1. Exhale Completely
"The whole point of most core exercises is to teach your body to protect your spine by not overextending your back," says Kechijian. "Exhaling completely before you do an exercise sets your rib cage down, not flared out, which is the best position to save your spine and activate your abs."
Before any core move, exhale completely so your ribs are "down" and maintain that rib position throughout the move. Breathe deeply in that position while you are doing the exercise.
2. Count Breaths, Not Reps
Huffing and puffing during your core workout only actives the outer muscles.
"Doing relaxed, deep breaths allows your body to activate and strengthen your deep core," says Kechijian. "Working those muscles, such as your transversus abdominus and pelvic floor, provides more stability, which can make your body more efficient at performing nearly all physical tasks."

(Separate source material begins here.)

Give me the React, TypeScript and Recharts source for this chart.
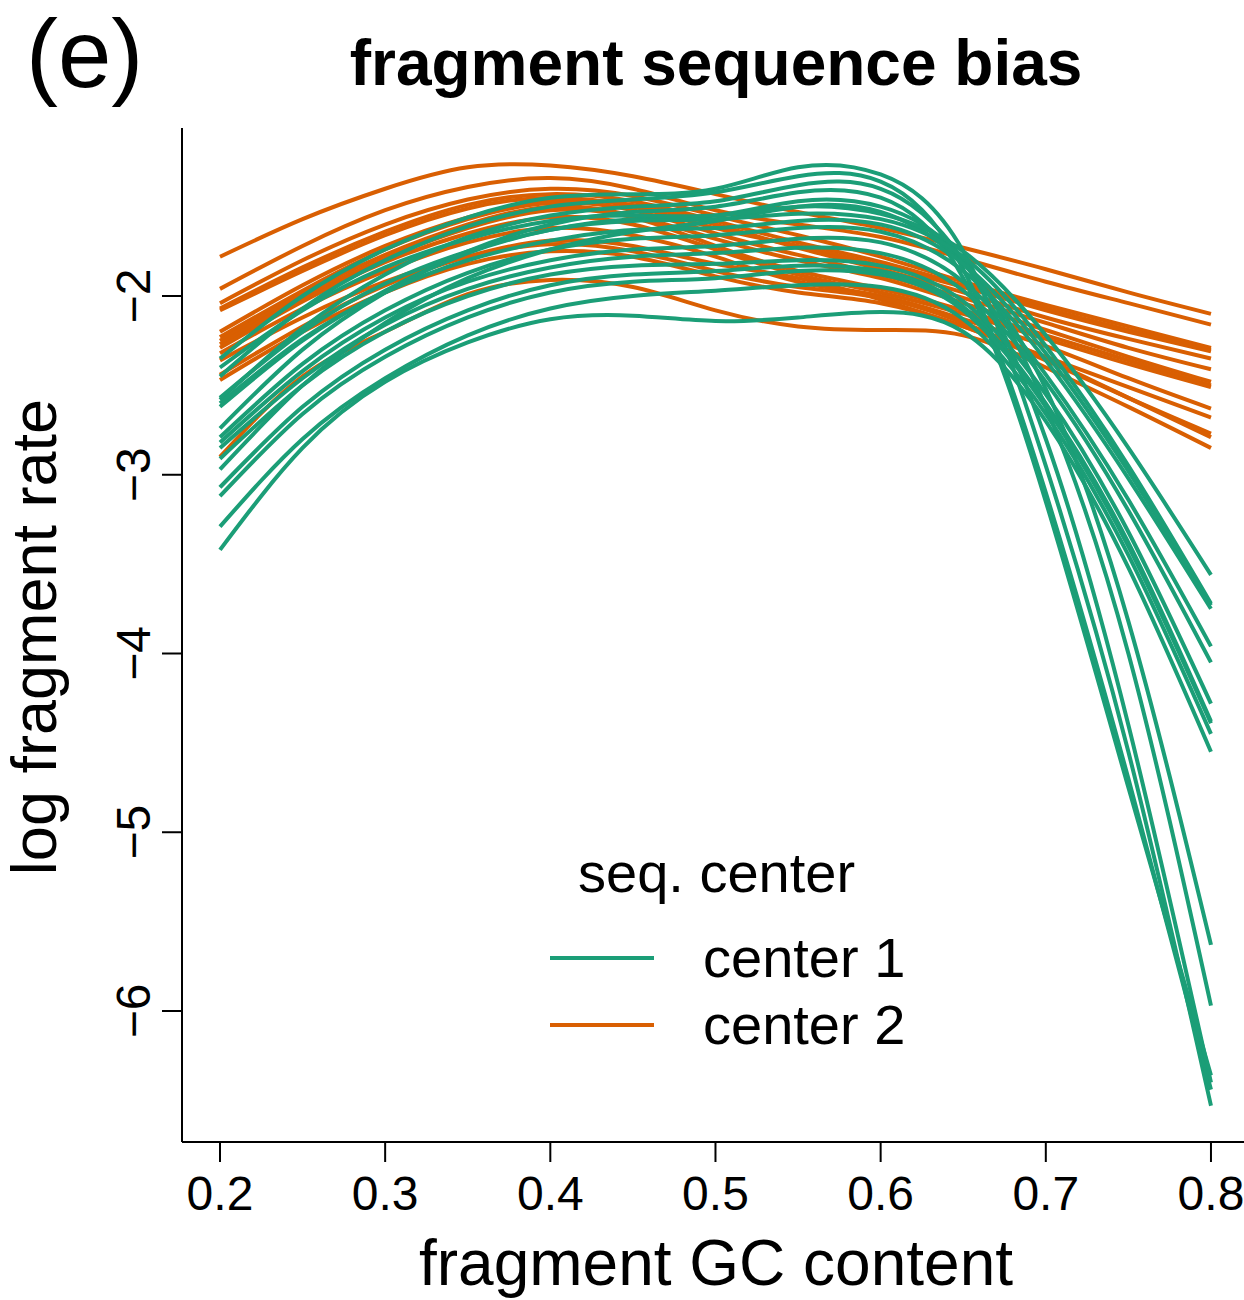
import { Line, LineChart, XAxis, YAxis } from "recharts";

const gcContent = [0.2, 0.25, 0.3, 0.35, 0.4, 0.45, 0.5, 0.55, 0.6, 0.65, 0.7, 0.75, 0.8];
const xTicks = [0.2, 0.3, 0.4, 0.5, 0.6, 0.7, 0.8];
const yTicks = [-6, -5, -4, -3, -2];

const centerNames = ["center 1", "center 2"];
const centerColors = ["#1b9e77", "#d95f02"];

// center 1: log fragment rate per sample, read at gcContent
const center1Curves = [
  [-2.35, -2.0, -1.74, -1.56, -1.45, -1.43, -1.4, -1.28, -1.32, -1.75, -2.95, -4.55, -6.53],
  [-2.45, -2.07, -1.8, -1.61, -1.5, -1.46, -1.42, -1.33, -1.36, -1.85, -3.1, -4.7, -6.44],
  [-2.58, -2.18, -1.88, -1.67, -1.55, -1.5, -1.47, -1.38, -1.4, -1.8, -2.8, -4.4, -6.4],
  [-2.74, -2.3, -1.98, -1.75, -1.6, -1.53, -1.5, -1.42, -1.45, -1.9, -3.15, -4.75, -6.36],
  [-2.62, -2.25, -1.97, -1.76, -1.63, -1.57, -1.55, -1.47, -1.5, -1.8, -2.62, -4.0, -5.97],
  [-2.97, -2.5, -2.15, -1.9, -1.74, -1.64, -1.58, -1.5, -1.53, -1.82, -2.52, -3.82, -5.63],
  [-2.4, -2.08, -1.84, -1.68, -1.58, -1.55, -1.55, -1.5, -1.54, -1.75, -2.22, -2.85, -3.56],
  [-2.57, -2.2, -1.93, -1.75, -1.63, -1.58, -1.57, -1.54, -1.57, -1.78, -2.28, -2.95, -3.72],
  [-2.6, -2.24, -1.98, -1.8, -1.69, -1.63, -1.62, -1.58, -1.6, -1.82, -2.32, -2.98, -3.73],
  [-2.79, -2.38, -2.08, -1.87, -1.74, -1.68, -1.66, -1.62, -1.64, -1.86, -2.36, -3.02, -3.75],
  [-2.82, -2.42, -2.12, -1.92, -1.8, -1.74, -1.72, -1.68, -1.7, -1.92, -2.44, -3.14, -3.96],
  [-2.85, -2.46, -2.16, -1.96, -1.84, -1.78, -1.76, -1.73, -1.76, -1.97, -2.48, -3.2, -4.05],
  [-2.91, -2.5, -2.2, -2.0, -1.88, -1.83, -1.82, -1.8, -1.83, -2.03, -2.55, -3.32, -4.28],
  [-3.07, -2.62, -2.3, -2.08, -1.94, -1.88, -1.86, -1.83, -1.86, -2.06, -2.6, -3.38, -4.38],
  [-3.12, -2.66, -2.34, -2.12, -1.98, -1.92, -1.9, -1.86, -1.88, -2.08, -2.62, -3.4, -4.39],
  [-3.29, -2.8, -2.46, -2.22, -2.07, -2.0, -1.97, -1.94, -1.95, -2.13, -2.66, -3.45, -4.45],
  [-3.42, -2.85, -2.48, -2.26, -2.13, -2.11, -2.14, -2.12, -2.09, -2.2, -2.7, -3.52, -4.55],
];

// center 2
const center2Curves = [
  [-1.78, -1.57, -1.4, -1.28, -1.27, -1.33, -1.43, -1.53, -1.62, -1.73, -1.85, -1.98, -2.1],
  [-1.96, -1.72, -1.52, -1.39, -1.34, -1.4, -1.52, -1.6, -1.67, -1.79, -1.92, -2.04, -2.16],
  [-2.04, -1.8, -1.6, -1.46, -1.4, -1.44, -1.55, -1.66, -1.78, -1.92, -2.05, -2.17, -2.29],
  [-2.07, -1.84, -1.64, -1.49, -1.43, -1.47, -1.58, -1.7, -1.81, -1.94, -2.07, -2.19, -2.3],
  [-2.08, -1.86, -1.66, -1.51, -1.45, -1.5, -1.62, -1.72, -1.83, -1.95, -2.08, -2.2, -2.31],
  [-2.2, -1.94, -1.72, -1.56, -1.47, -1.49, -1.6, -1.73, -1.85, -1.98, -2.12, -2.24, -2.35],
  [-2.23, -1.97, -1.74, -1.57, -1.48, -1.52, -1.65, -1.77, -1.88, -2.01, -2.15, -2.29, -2.41],
  [-2.25, -1.99, -1.77, -1.6, -1.5, -1.55, -1.68, -1.8, -1.9, -2.04, -2.19, -2.34, -2.48],
  [-2.27, -2.01, -1.79, -1.62, -1.52, -1.56, -1.72, -1.86, -1.96, -2.08, -2.22, -2.36, -2.5],
  [-2.29, -2.03, -1.81, -1.65, -1.56, -1.6, -1.74, -1.88, -1.98, -2.1, -2.24, -2.38, -2.51],
  [-2.32, -2.07, -1.86, -1.7, -1.62, -1.66, -1.78, -1.92, -2.0, -2.13, -2.28, -2.46, -2.63],
  [-2.44, -2.17, -1.94, -1.78, -1.69, -1.72, -1.82, -1.9, -2.02, -2.17, -2.34, -2.51, -2.68],
  [-2.47, -2.2, -1.98, -1.82, -1.75, -1.78, -1.89, -1.98, -2.04, -2.17, -2.36, -2.57, -2.77],
  [-2.36, -2.12, -1.92, -1.78, -1.71, -1.75, -1.86, -1.95, -2.01, -2.15, -2.35, -2.57, -2.79],
  [-2.9, -2.45, -2.2, -1.99, -1.91, -1.95, -2.08, -2.17, -2.19, -2.22, -2.4, -2.62, -2.85],
];

const font = "'Liberation Sans', Arial, Helvetica, sans-serif";

const rows = gcContent.map((gc, i) => {
  const row: Record<string, number> = { gc };
  center1Curves.forEach((c, j) => (row[`c1_${j}`] = c[i]));
  center2Curves.forEach((c, j) => (row[`c2_${j}`] = c[i]));
  return row;
});

const minus = (v: number) => String(v).replace("-", "\u2212");

function XTick({ x, y, payload }: any) {
  return (
    <text x={x} y={y + 46} textAnchor="middle" fontSize={48} fontFamily={font} fill="#000">
      {payload.value}
    </text>
  );
}

function YTick({ x, y, payload }: any) {
  const bx = x - 10;
  return (
    <text x={bx} y={y} transform={`rotate(-90, ${bx}, ${y})`} textAnchor="middle" fontSize={48} fontFamily={font} fill="#000">
      {minus(payload.value)}
    </text>
  );
}

export default function App() {
  return (
    <div style={{ position: "absolute", left: 0, top: 0, width: 1244, height: 1300, background: "#fff", fontFamily: font }}>
      <LineChart width={1244} height={1300} data={rows} margin={{ top: 128, right: 0, bottom: 98, left: 122 }}>
        <XAxis
          dataKey="gc"
          type="number"
          domain={[0.177, 0.82]}
          ticks={xTicks}
          allowDataOverflow
          height={60}
          tickSize={20}
          tick={<XTick />}
          axisLine={{ stroke: "#000", strokeWidth: 2 }}
          tickLine={{ stroke: "#000", strokeWidth: 2 }}
        />
        <YAxis
          type="number"
          domain={[-6.733, -1.06]}
          ticks={yTicks}
          allowDataOverflow
          width={60}
          tickSize={20}
          tick={<YTick />}
          axisLine={{ stroke: "#000", strokeWidth: 2 }}
          tickLine={{ stroke: "#000", strokeWidth: 2 }}
        />
        {center2Curves.map((_, j) => (
          <Line key={`c2_${j}`} dataKey={`c2_${j}`} type="natural" stroke={centerColors[1]} strokeWidth={4} dot={false} isAnimationActive={false} />
        ))}
        {center1Curves.map((_, j) => (
          <Line key={`c1_${j}`} dataKey={`c1_${j}`} type="natural" stroke={centerColors[0]} strokeWidth={4} dot={false} isAnimationActive={false} />
        ))}
      </LineChart>
      <svg width={1244} height={1300} style={{ position: "absolute", left: 0, top: 0, pointerEvents: "none" }}>
        <text x={26} y={87} fontSize={96} fontFamily={font} fill="#000">(e)</text>
        <text x={716} y={85} fontSize={64} fontWeight="bold" fontFamily={font} textAnchor="middle" fill="#000">
          fragment sequence bias
        </text>
        <text x={716} y={1285} fontSize={64} fontFamily={font} textAnchor="middle" fill="#000">
          fragment GC content
        </text>
        <text x={56} y={637} fontSize={63} fontFamily={font} textAnchor="middle" transform="rotate(-90, 56, 637)" fill="#000">
          log fragment rate
        </text>
        <text x={578} y={892} fontSize={56} fontFamily={font} fill="#000">seq. center</text>
        {centerNames.map((name, i) => (
          <g key={name}>
            <line x1={550} x2={654} y1={958 + i * 67} y2={958 + i * 67} stroke={centerColors[i]} strokeWidth={4} />
            <text x={703} y={977 + i * 67} fontSize={56} fontFamily={font} fill="#000">{name}</text>
          </g>
        ))}
      </svg>
    </div>
  );
}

When you plank, hold the position for deep breaths instead of seconds. Attempt to fill your entire torso with air with each breath and then forcefully blow it out. If you are breathing deeply enough, your lower back and sides will expand, not your chest, each time you inhale.
3. Round Your Upper Back
Believe it or not, it is beneficial to round your upper back when you are doing your floor based core exercises.
"Most people have tight upper backs. Rounding your upper back and breathing in that position releases tension and loosens those muscles, which can help you avoid injury," says Kechijian.
Think about pushing your sternum into the ceiling, then breathe, trying to fill your upper lungs with air.